▸ PROBLEM TO SOLVE: Give every line of the data again, unchanged, but with no pictures.

▸ DATA LISTING:

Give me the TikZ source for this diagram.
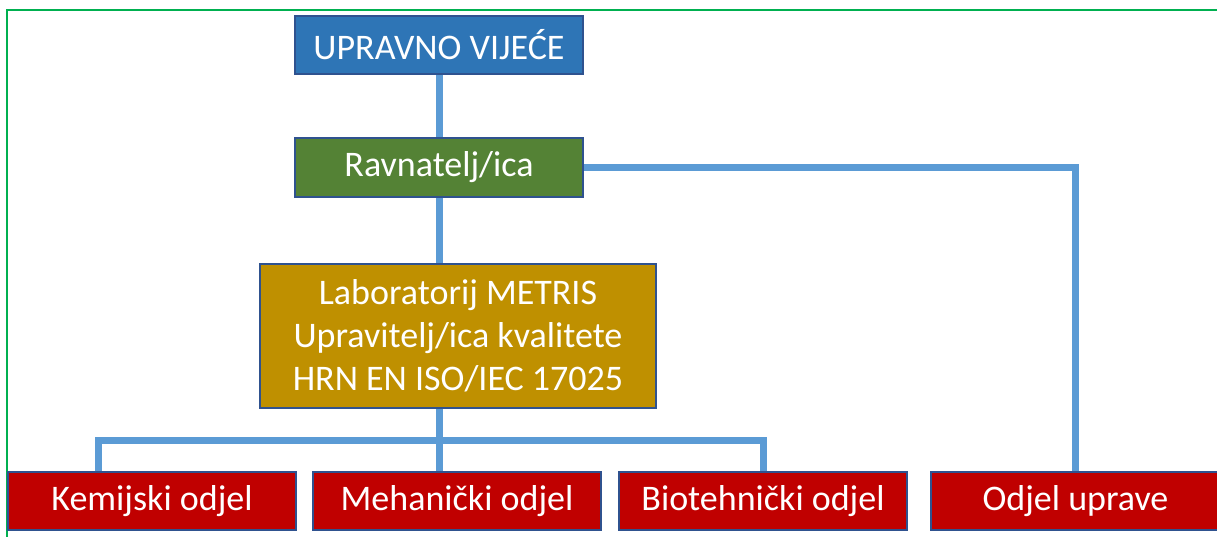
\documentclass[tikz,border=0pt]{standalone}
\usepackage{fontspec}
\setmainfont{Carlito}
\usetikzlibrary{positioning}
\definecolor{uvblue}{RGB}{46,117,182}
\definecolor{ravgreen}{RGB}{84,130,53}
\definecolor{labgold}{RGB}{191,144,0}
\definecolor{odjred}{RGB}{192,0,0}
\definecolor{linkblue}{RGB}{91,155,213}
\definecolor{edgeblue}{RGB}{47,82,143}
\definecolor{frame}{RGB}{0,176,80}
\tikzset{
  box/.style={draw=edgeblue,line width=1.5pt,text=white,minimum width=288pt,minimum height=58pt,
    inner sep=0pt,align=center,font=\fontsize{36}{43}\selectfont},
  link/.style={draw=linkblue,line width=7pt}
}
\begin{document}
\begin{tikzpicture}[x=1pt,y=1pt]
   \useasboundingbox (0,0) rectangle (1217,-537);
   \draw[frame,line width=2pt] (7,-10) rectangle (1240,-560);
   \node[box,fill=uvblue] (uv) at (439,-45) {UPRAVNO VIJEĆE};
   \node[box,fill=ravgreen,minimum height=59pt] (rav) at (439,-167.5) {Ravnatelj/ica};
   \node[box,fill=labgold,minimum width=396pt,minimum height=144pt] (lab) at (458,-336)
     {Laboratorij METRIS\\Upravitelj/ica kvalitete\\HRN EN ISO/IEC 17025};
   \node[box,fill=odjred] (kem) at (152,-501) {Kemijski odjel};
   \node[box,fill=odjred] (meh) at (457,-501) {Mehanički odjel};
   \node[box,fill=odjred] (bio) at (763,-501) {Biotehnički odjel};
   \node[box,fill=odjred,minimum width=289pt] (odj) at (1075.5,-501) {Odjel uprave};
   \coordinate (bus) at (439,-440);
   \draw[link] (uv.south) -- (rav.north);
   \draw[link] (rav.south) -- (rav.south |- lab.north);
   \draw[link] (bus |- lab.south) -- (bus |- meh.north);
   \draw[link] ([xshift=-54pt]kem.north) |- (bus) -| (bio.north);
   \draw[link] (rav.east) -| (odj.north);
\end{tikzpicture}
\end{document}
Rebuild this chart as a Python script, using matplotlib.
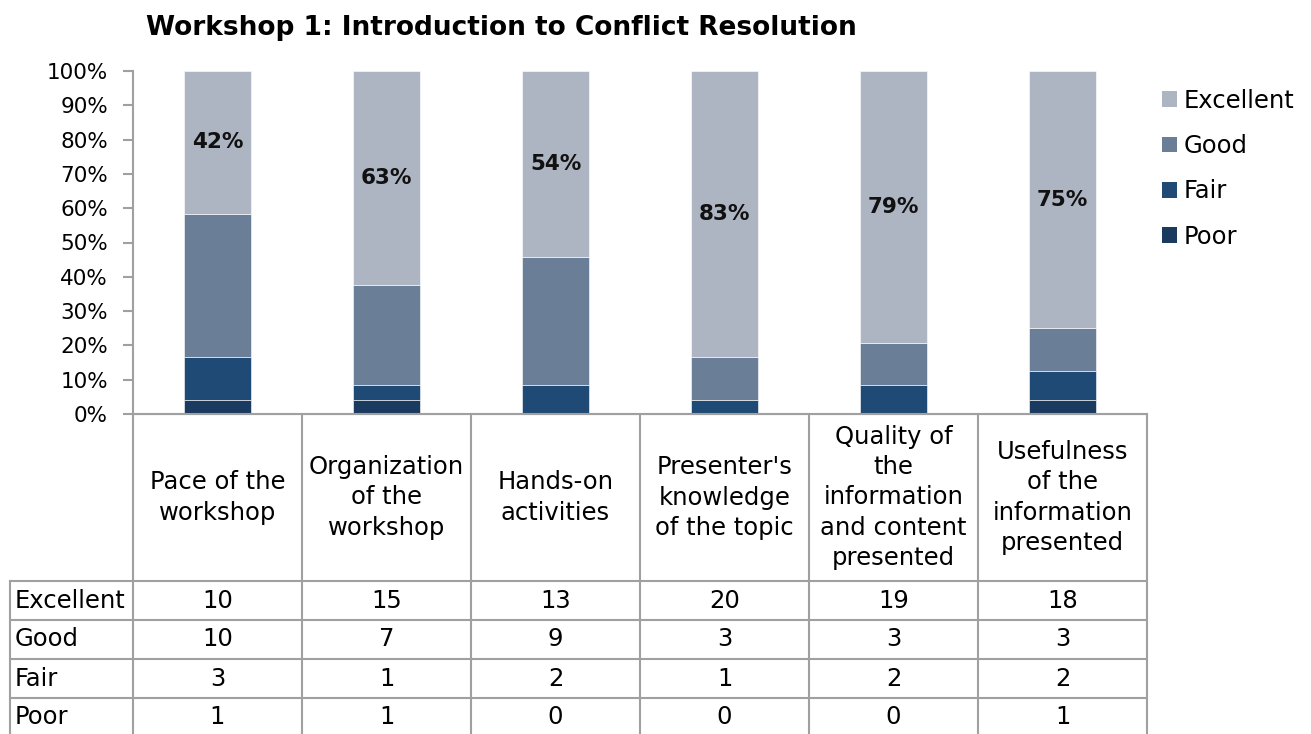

▸ EXERCISE OUTPUT:
Give me the TikZ source for this diagram.
\documentclass[tikz,border=0pt]{standalone}
\usepackage{fontspec}
\setmainfont{Carlito}
\usetikzlibrary{positioning}
\definecolor{uvblue}{RGB}{46,117,182}
\definecolor{ravgreen}{RGB}{84,130,53}
\definecolor{labgold}{RGB}{191,144,0}
\definecolor{odjred}{RGB}{192,0,0}
\definecolor{linkblue}{RGB}{91,155,213}
\definecolor{edgeblue}{RGB}{47,82,143}
\definecolor{frame}{RGB}{0,176,80}
\tikzset{
  box/.style={draw=edgeblue,line width=1.5pt,text=white,minimum width=288pt,minimum height=58pt,
    inner sep=0pt,align=center,font=\fontsize{36}{43}\selectfont},
  link/.style={draw=linkblue,line width=7pt}
}
\begin{document}
\begin{tikzpicture}[x=1pt,y=1pt]
   \useasboundingbox (0,0) rectangle (1217,-537);
   \draw[frame,line width=2pt] (7,-10) rectangle (1240,-560);
   \node[box,fill=uvblue] (uv) at (439,-45) {UPRAVNO VIJEĆE};
   \node[box,fill=ravgreen,minimum height=59pt] (rav) at (439,-167.5) {Ravnatelj/ica};
   \node[box,fill=labgold,minimum width=396pt,minimum height=144pt] (lab) at (458,-336)
     {Laboratorij METRIS\\Upravitelj/ica kvalitete\\HRN EN ISO/IEC 17025};
   \node[box,fill=odjred] (kem) at (152,-501) {Kemijski odjel};
   \node[box,fill=odjred] (meh) at (457,-501) {Mehanički odjel};
   \node[box,fill=odjred] (bio) at (763,-501) {Biotehnički odjel};
   \node[box,fill=odjred,minimum width=289pt] (odj) at (1075.5,-501) {Odjel uprave};
   \coordinate (bus) at (439,-440);
   \draw[link] (uv.south) -- (rav.north);
   \draw[link] (rav.south) -- (rav.south |- lab.north);
   \draw[link] (bus |- lab.south) -- (bus |- meh.north);
   \draw[link] ([xshift=-54pt]kem.north) |- (bus) -| (bio.north);
   \draw[link] (rav.east) -| (odj.north);
\end{tikzpicture}
\end{document}
Rebuild this chart as a Python script, using matplotlib.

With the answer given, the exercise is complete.